Dans la presse, on assiste à un nettoyage sournois mais efficace : les ruptures de contrat dont Natacha Polony a été la victime en sont un signe parmi d’autres. On signale des cas de censure assez nombreux dans la presse écrite : les Échos, par exemple, ont censuré une chronique bien modérée du social-démocrate Michel Broué. Face à ces menaces, la plupart des journalistes redoublent de zèle. Il y a encore 10 ans que le président de la république se fût proclamé « jupitérien » eût hurler de rire la France entière. Aujourd’hui, presque rien ! Quelques jours plus tard, le ministre de l’économie, M. Le Maire s’est lui-même qualifié d’Hermès, le messager des dieux ! Plus rien n’arrête ces gens-là. On en arrive à se demander quand Emmanuel Macron proposera de ceindre la couronne impériale. Il pourrait prendre le nom de Napoléon IV…
La vraie nature du régime s’éclaire singulièrement. Il s’agit d’un régime bonapartiste – pour reprendre la qualification de Marx – ou encore de ce césarisme qui était la hantise de tous les républicains d’antan. Quand De Gaulle fonde la Ve république, il a une idée directrice : le pouvoir c’est la rencontre d’un homme et de la nation, via l’élection plébiscitaire du président. Tous les autres pouvoirs n’ont aucun autonomie réelle et son de simples relais de « l’homme de la nation ». Tout cela est déjà clairement explicité dans le discours de Bayeux de juin 1946. Le régime réellement mis en place en 1958 ne correspondait pas exactement à ce projet. Il avait fallu composer : la SFIO par Guy Mollet interposé voulait bien de la nouvelle constitution mais sans détruire tout parlementarisme. Michel Debré définissait le régime comme un « régime mixte ». Mais ce régime recèle en lui des contradictions que les périodes de cohabitation ont bien montré : dans ces périodes il fonctionne pratiquement comme un régime parlementaire presque « normal ». C’est pourquoi la première grande manœuvre pour en finir avec caractère mixte a l’opération Chirac-Jospin de 2001 : réduction du mandat présidentiel à 5 ans et inversion du calendrier électoral de telle sorte que l’assemblée nationale ne soit que la projection de l’élection présidentielle et que soit écarté le risque de la cohabitation. La présidence de Sarkozy a renforcé cette orientation, notamment avec la possibilité d’un discours direct du président au congrès – au paravent le président ne pouvait qu’envoyer des messages et présence physique du président devant les parlementaires a une portée symbolique et politique forte. En quelques jours, le pouvoir macronien a donné une nouvelle impulsion à cette marche vers le régime du « pouvoir personnel », c’est-à-dire vers un régime bonapartiste, autoritaire dont le pilier n’est plus la représentation national mais l’appareil d’État concentré entre les mains de l’exécutif.

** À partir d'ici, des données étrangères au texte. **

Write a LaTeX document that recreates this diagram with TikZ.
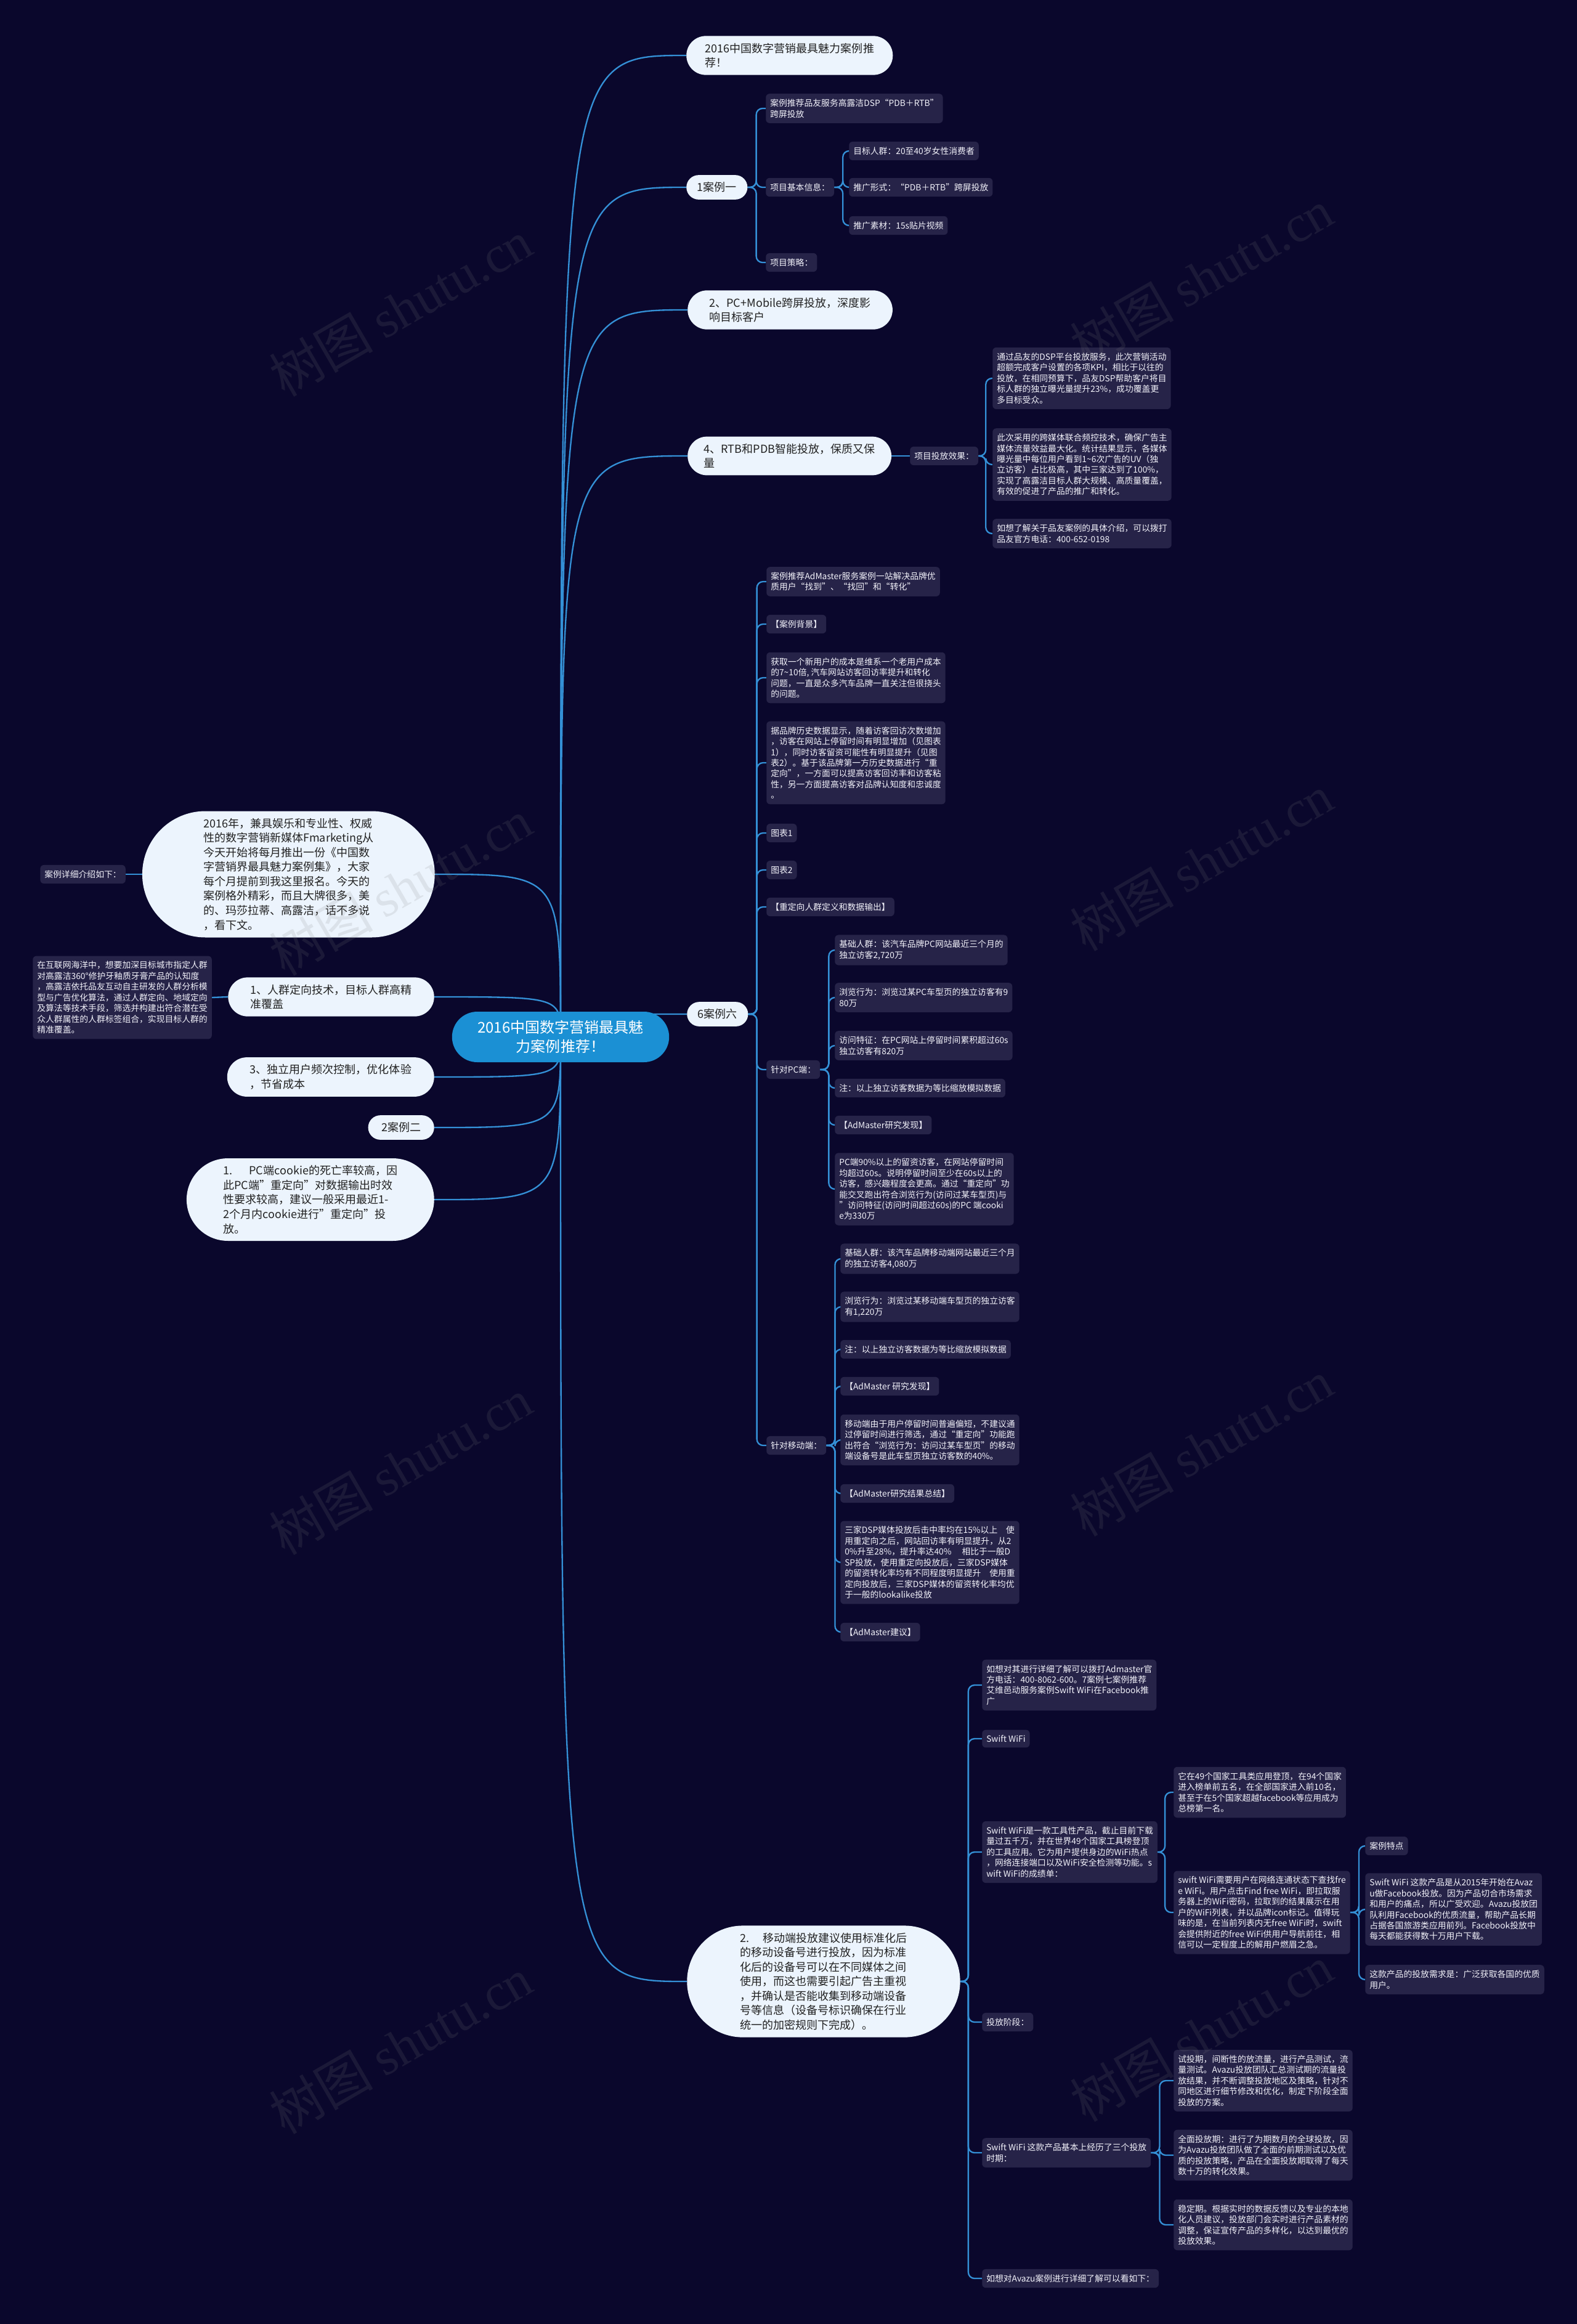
\documentclass[tikz,border=0pt]{standalone}
\usepackage{fontspec}
\setmainfont{Noto Sans CJK SC}
\newfontfamily\wmfont{Liberation Serif}
\usetikzlibrary{shapes.misc}
\definecolor{navybg}{RGB}{10,7,44}
\definecolor{boxfill}{RGB}{38,35,72}
\definecolor{leaftext}{RGB}{242,242,250}
\definecolor{pillfill}{RGB}{236,244,253}
\definecolor{pilltext}{RGB}{34,34,34}
\definecolor{rootblue}{RGB}{27,144,212}
\definecolor{linkblue}{RGB}{52,144,214}
\pgfdeclarelayer{back}
\pgfdeclarelayer{front}
\pgfsetlayers{back,main,front}

\begin{document}
\begin{tikzpicture}[x=0.3mm, y=-0.3mm,
    leaf/.style={fill=boxfill, text=leaftext, rounded corners=1.8mm,
      inner xsep=2.1mm, inner ysep=2.6mm, align=left, anchor=west,
      font=\fontsize{11.8}{14.9}\selectfont},
    pill/.style={rounded rectangle, fill=pillfill, text=pilltext,
      inner xsep=4.8mm, inner ysep=3.45mm, align=left,
      font=\fontsize{15.4}{20.1}\selectfont},
    conn/.style={draw=linkblue, line width=0.7mm, rounded corners=3mm},
    wmark/.style={text=gray, opacity=0.15, rotate=30,
      font=\fontsize{72}{80}\selectfont}]
  \useasboundingbox (0,0) rectangle (2560,3772);

  % centre
  \node[pill, fill=rootblue, text=white, align=center, inner xsep=9.4mm,
    inner ysep=4.2mm, font=\fontsize{20.5}{27}\selectfont] (root) at (910,1683)
    {2016中国数字营销最具魅\\力案例推荐！};

  % right branches
  \node[pill, anchor=west, inner xsep=6.9mm] (top) at (1114,90) {2016中国数字营销最具魅力案例推\\荐！};
  \node[pill, anchor=west, inner xsep=4.7mm] (c1) at (1114,304) {1案例一};
  \node[pill, anchor=west, inner xsep=8.4mm] (c2) at (1116,503) {2、PC+Mobile跨屏投放，深度影\\响目标客户};
  \node[pill, anchor=west, inner xsep=5.8mm] (c4) at (1116,740) {4、RTB和PDB智能投放，保质又保\\量};
  \node[pill, anchor=west, inner xsep=4.7mm] (c6) at (1115,1646) {6案例六};
  \node[pill, anchor=west, inner xsep=11.9mm] (mob) at (1115,3216) {2.\hspace{1.2em}移动端投放建议使用标准化后\\的移动设备号进行投放，因为标准\\化后的设备号可以在不同媒体之间\\使用，而这也需要引起广告主重视\\，并确认是否能收集到移动端设备\\号等信息（设备号标识确保在行业\\统一的加密规则下完成）。};

  % left branches
  \node[pill, anchor=east, inner xsep=13.2mm] (intro) at (706,1419) {2016年，兼具娱乐和专业性、权威\\性的数字营销新媒体Fmarketing从\\今天开始将每月推出一份《中国数\\字营销界最具魅力案例集》，大家\\每个月提前到我这里报名。今天的\\案例格外精彩，而且大牌很多，美\\的、玛莎拉蒂、高露洁，话不多说\\，看下文。};
  \node[pill, anchor=east, inner xsep=8.6mm] (p1) at (705,1618) {1、人群定向技术，目标人群高精\\准覆盖};
  \node[pill, anchor=east, inner xsep=8.8mm] (p3) at (705,1748) {3、独立用户频次控制，优化体验\\，节省成本};
  \node[pill, anchor=east, inner xsep=5.9mm] (c2b) at (705,1830) {2案例二};
  \node[pill, anchor=east, inner xsep=9mm] (pc1) at (705,1947) {1.\hspace{1.5em}PC端cookie的死亡率较高，因\\此PC端”重定向”对数据输出时效\\性要求较高，建议一般采用最近1-\\2个月内cookie进行”重定向”投\\放。};
  \node[leaf, anchor=east] (introd) at (204,1419) {案例详细介绍如下：};
  \node[leaf, anchor=east] (p1d) at (344,1619) {在互联网海洋中，想要加深目标城市指定人群\\对高露洁360°修护牙釉质牙膏产品的认知度\\，高露洁依托品友互动自主研发的人群分析模\\型与广告优化算法，通过人群定向、地域定向\\及算法等技术手段，筛选并构建出符合潜在受\\众人群属性的人群标签组合，实现目标人群的\\精准覆盖。};

  % case one
  \node[leaf] (a1) at (1243,176) {案例推荐品友服务高露洁DSP“PDB＋RTB”\\跨屏投放};
  \node[leaf] (a2) at (1243,304) {项目基本信息：};
  \node[leaf] (a3) at (1243,426) {项目策略：};
  \node[leaf] (b1) at (1378,245) {目标人群：20至40岁女性消费者};
  \node[leaf] (b2) at (1378,304) {推广形式：“PDB＋RTB”跨屏投放};
  \node[leaf] (b3) at (1378,366) {推广素材：15s贴片视频};

  % case four
  \node[leaf] (eff) at (1477,740) {项目投放效果：};
  \node[leaf] (k1) at (1611,614) {通过品友的DSP平台投放服务，此次营销活动\\超额完成客户设置的各项KPI，相比于以往的\\投放，在相同预算下，品友DSP帮助客户将目\\标人群的独立曝光量提升23\%，成功覆盖更\\多目标受众。};
  \node[leaf] (k2) at (1611,754) {此次采用的跨媒体联合频控技术，确保广告主\\媒体流量效益最大化。统计结果显示，各媒体\\曝光量中每位用户看到1\textasciitilde6次广告的UV（独\\立访客）占比极高，其中三家达到了100\%，\\实现了高露洁目标人群大规模、高质量覆盖，\\有效的促进了产品的推广和转化。};
  \node[leaf] (k3) at (1611,866) {如想了解关于品友案例的具体介绍，可以拨打\\品友官方电话：400-652-0198};

  % case six
  \node[leaf] (d1) at (1244,944) {案例推荐AdMaster服务案例一站解决品牌优\\质用户“找到”、“找回”和“转化”};
  \node[leaf] (d2) at (1244,1013) {【案例背景】};
  \node[leaf] (d3) at (1244,1100) {获取一个新用户的成本是维系一个老用户成本\\的7\textasciitilde10倍, 汽车网站访客回访率提升和转化\\问题，一直是众多汽车品牌一直关注但很挠头\\的问题。};
  \node[leaf] (d4) at (1244,1238) {据品牌历史数据显示，随着访客回访次数增加\\，访客在网站上停留时间有明显增加（见图表\\1），同时访客留资可能性有明显提升（见图\\表2）。基于该品牌第一方历史数据进行“重\\定向”，一方面可以提高访客回访率和访客粘\\性，另一方面提高访客对品牌认知度和忠诚度\\。};
  \node[leaf] (d5) at (1244,1352) {图表1};
  \node[leaf] (d6) at (1244,1412) {图表2};
  \node[leaf] (d7) at (1244,1472) {【重定向人群定义和数据输出】};
  \node[leaf] (pc) at (1244,1736) {针对PC端：};
  \node[leaf] (mo) at (1244,2346) {针对移动端：};

  % PC side
  \node[leaf] (q1) at (1355,1542) {基础人群：该汽车品牌PC网站最近三个月的\\独立访客2,720万};
  \node[leaf] (q2) at (1355,1619) {浏览行为：浏览过某PC车型页的独立访客有9\\80万};
  \node[leaf] (q3) at (1355,1697) {访问特征：在PC网站上停留时间累积超过60s\\独立访客有820万};
  \node[leaf] (q4) at (1355,1766) {注：以上独立访客数据为等比缩放模拟数据};
  \node[leaf] (q5) at (1355,1826) {【AdMaster研究发现】};
  \node[leaf] (q6) at (1355,1930) {PC端90\%以上的留资访客，在网站停留时间\\均超过60s。说明停留时间至少在60s以上的\\访客，感兴趣程度会更高。通过“重定向”功\\能交叉跑出符合浏览行为(访问过某车型页)与\\”访问特征(访问时间超过60s)的PC 端cooki\\e为330万};

  % mobile side
  \node[leaf] (m1) at (1364,2043) {基础人群：该汽车品牌移动端网站最近三个月\\的独立访客4,080万};
  \node[leaf] (m2) at (1364,2121) {浏览行为：浏览过某移动端车型页的独立访客\\有1,220万};
  \node[leaf] (m3) at (1364,2190) {注：以上独立访客数据为等比缩放模拟数据};
  \node[leaf] (m4) at (1364,2250) {【AdMaster 研究发现】};
  \node[leaf] (m5) at (1364,2337) {移动端由于用户停留时间普遍偏短，不建议通\\过停留时间进行筛选，通过“重定向”功能跑\\出符合“浏览行为：访问过某车型页”的移动\\端设备号是此车型页独立访客数的40\%。};
  \node[leaf] (m6) at (1364,2424) {【AdMaster研究结果总结】};
  \node[leaf] (m7) at (1364,2536) {三家DSP媒体投放后击中率均在15\%以上　使\\用重定向之后，网站回访率有明显提升，从2\\0\%升至28\%，提升率达40\%　 相比于一般D\\SP投放，使用重定向投放后，三家DSP媒体\\的留资转化率均有不同程度明显提升　使用重\\定向投放后，三家DSP媒体的留资转化率均优\\于一般的lookalike投放};
  \node[leaf] (m8) at (1364,2649) {【AdMaster建议】};

  % Swift WiFi
  \node[leaf] (g1) at (1594,2735) {如想对其进行详细了解可以拨打Admaster官\\方电话：400-8062-600。7案例七案例推荐\\艾维邑动服务案例Swift WiFi在Facebook推\\广};
  \node[leaf] (g2) at (1594,2822) {Swift WiFi};
  \node[leaf] (g3) at (1594,3006) {Swift WiFi是一款工具性产品，截止目前下载\\量过五千万，并在世界49个国家工具榜登顶\\的工具应用。它为用户提供身边的WiFi热点\\，网络连接端口以及WiFi安全检测等功能。s\\wift WiFi的成绩单：};
  \node[leaf] (g4) at (1594,3282) {投放阶段：};
  \node[leaf] (g5) at (1594,3494) {Swift WiFi 这款产品基本上经历了三个投放\\时期：};
  \node[leaf] (g6) at (1594,3698) {如想对Avazu案例进行详细了解可以看如下：};
  \node[leaf] (h1) at (1905,2909) {它在49个国家工具类应用登顶，在94个国家\\进入榜单前五名，在全部国家进入前10名，\\甚至于在5个国家超越facebook等应用成为\\总榜第一名。};
  \node[leaf] (h2) at (1905,3104) {swift WiFi需要用户在网络连通状态下查找fre\\e WiFi。用户点击Find free WiFi，即拉取服\\务器上的WiFi密码，拉取到的结果展示在用\\户的WiFi列表，并以品牌icon标记。值得玩\\味的是，在当前列表内无free WiFi时，swift\\会提供附近的free WiFi供用户导航前往，相\\信可以一定程度上的解用户燃眉之急。};
  \node[leaf] (i1) at (2216,2996) {案例特点};
  \node[leaf] (i2) at (2216,3099) {Swift WiFi 这款产品是从2015年开始在Avaz\\u做Facebook投放。因为产品切合市场需求\\和用户的痛点，所以广受欢迎。Avazu投放团\\队利用Facebook的优质流量，帮助产品长期\\占据各国旅游类应用前列。Facebook投放中\\每天都能获得数十万用户下载。};
  \node[leaf] (i3) at (2216,3213) {这款产品的投放需求是：广泛获取各国的优质\\用户。};
  \node[leaf] (j1) at (1905,3377) {试投期，间断性的放流量，进行产品测试，流\\量测试。Avazu投放团队汇总测试期的流量投\\放结果，并不断调整投放地区及策略，针对不\\同地区进行细节修改和优化，制定下阶段全面\\投放的方案。};
  \node[leaf] (j2) at (1905,3498) {全面投放期：进行了为期数月的全球投放，因\\为Avazu投放团队做了全面的前期测试以及优\\质的投放策略，产品在全面投放期取得了每天\\数十万的转化效果。};
  \node[leaf] (j3) at (1905,3611) {稳定期。根据实时的数据反馈以及专业的本地\\化人员建议，投放部门会实时进行产品素材的\\调整，保证宣传产品的多样化，以达到最优的\\投放效果。};

  \begin{pgfonlayer}{back}
    \fill[navybg] (0,0) rectangle (2560,3772);
    % centre to branches
    \foreach \k in {top,c1,c2,c4,c6,mob}
      \draw[conn] (root.center) .. controls (root.center |- \k.west) .. (\k.west);
    \foreach \k in {intro,p1,p3,c2b,pc1}
      \draw[conn] (root.center) .. controls (root.center |- \k.east) .. (\k.east);
    \draw[conn] (intro.west) -- (introd.east);
    \draw[conn] (p1.west) -- (p1d.east);
    % sub branches
    \foreach \k in {a1,a2,a3} \draw[conn] (c1.east) -- ++(14,0) |- (\k.west);
    \foreach \k in {b1,b2,b3} \draw[conn] (a2.east) -- ++(14,0) |- (\k.west);
    \draw[conn] (c4.east) -- (eff.west);
    \foreach \k in {k1,k2,k3} \draw[conn] (eff.east) -- ++(12,0) |- (\k.west);
    \foreach \k in {d1,d2,d3,d4,d5,d6,d7,pc,mo} \draw[conn] (c6.east) -- ++(14,0) |- (\k.west);
    \foreach \k in {q1,q2,q3,q4,q5,q6} \draw[conn] (pc.east) -- ++(14,0) |- (\k.west);
    \foreach \k in {m1,m2,m3,m4,m5,m6,m7,m8} \draw[conn] (mo.east) -- ++(14,0) |- (\k.west);
    \foreach \k in {g1,g2,g3,g4,g5,g6} \draw[conn] (mob.east) -- ++(13,0) |- (\k.west);
    \foreach \k in {h1,h2} \draw[conn] (g3.east) -- ++(12,0) |- (\k.west);
    \foreach \k in {i1,i2,i3} \draw[conn] (h2.east) -- ++(14,0) |- (\k.west);
    \foreach \k in {j1,j2,j3} \draw[conn] (g5.east) -- ++(14,0) |- (\k.west);
  \end{pgfonlayer}

  % watermark
  \begin{pgfonlayer}{front}
    \foreach \wx/\wy [count=\i] in {650/500,1950/450,650/1440,1950/1400,650/2380,1950/2350,650/3320,1950/3300}
      \node[wmark] (wm\i) at (\wx,\wy) {树图 {\wmfont shutu.cn}};
  \end{pgfonlayer}
\end{tikzpicture}
\end{document}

Depuis les années 80, on plaint dans ici et là du triomphe du libéralisme. Si les capitalistes ne rencontrent plus guère de limites à leurs ambitions, il ne s’agit nullement de libéralisme. Plus que jamais l’État est au main du capital financier – tout comme Marx l’avait analysé en 1852 après le coup d’État de Louis Bonaparte. Mais cette mainmise du capital financier implique la liquidation de toutes les formes même les plus innocentes du libéralisme politique classique. Il ne s’agit pas d’une question purement française. Les mêmes tendances au « pouvoir personnel » se manifestent un peu partout. Au États-Unis, c’est Trump qui se heurte à la constitution américaine et au caractère fédéral très décentralisé du pouvoir politique. Trump s’inscrit dans un direction politique où l’on trouve aussi Poutine et Erdogan, mais aussi les tendances d’un Matteo Renzi pour limiter drastiquement le parlementarisme italien et achever ce que Berlusconi n’avait pas pu mener à bien. Macron prend sa place dans ce tableau. Mais rien n’indique qu’il pourra mener à terme son entreprise. En dépit de l’unanimisme médiatique, la majorité des citoyens n’est pas encore prête à crier « Vive l’Empereur ».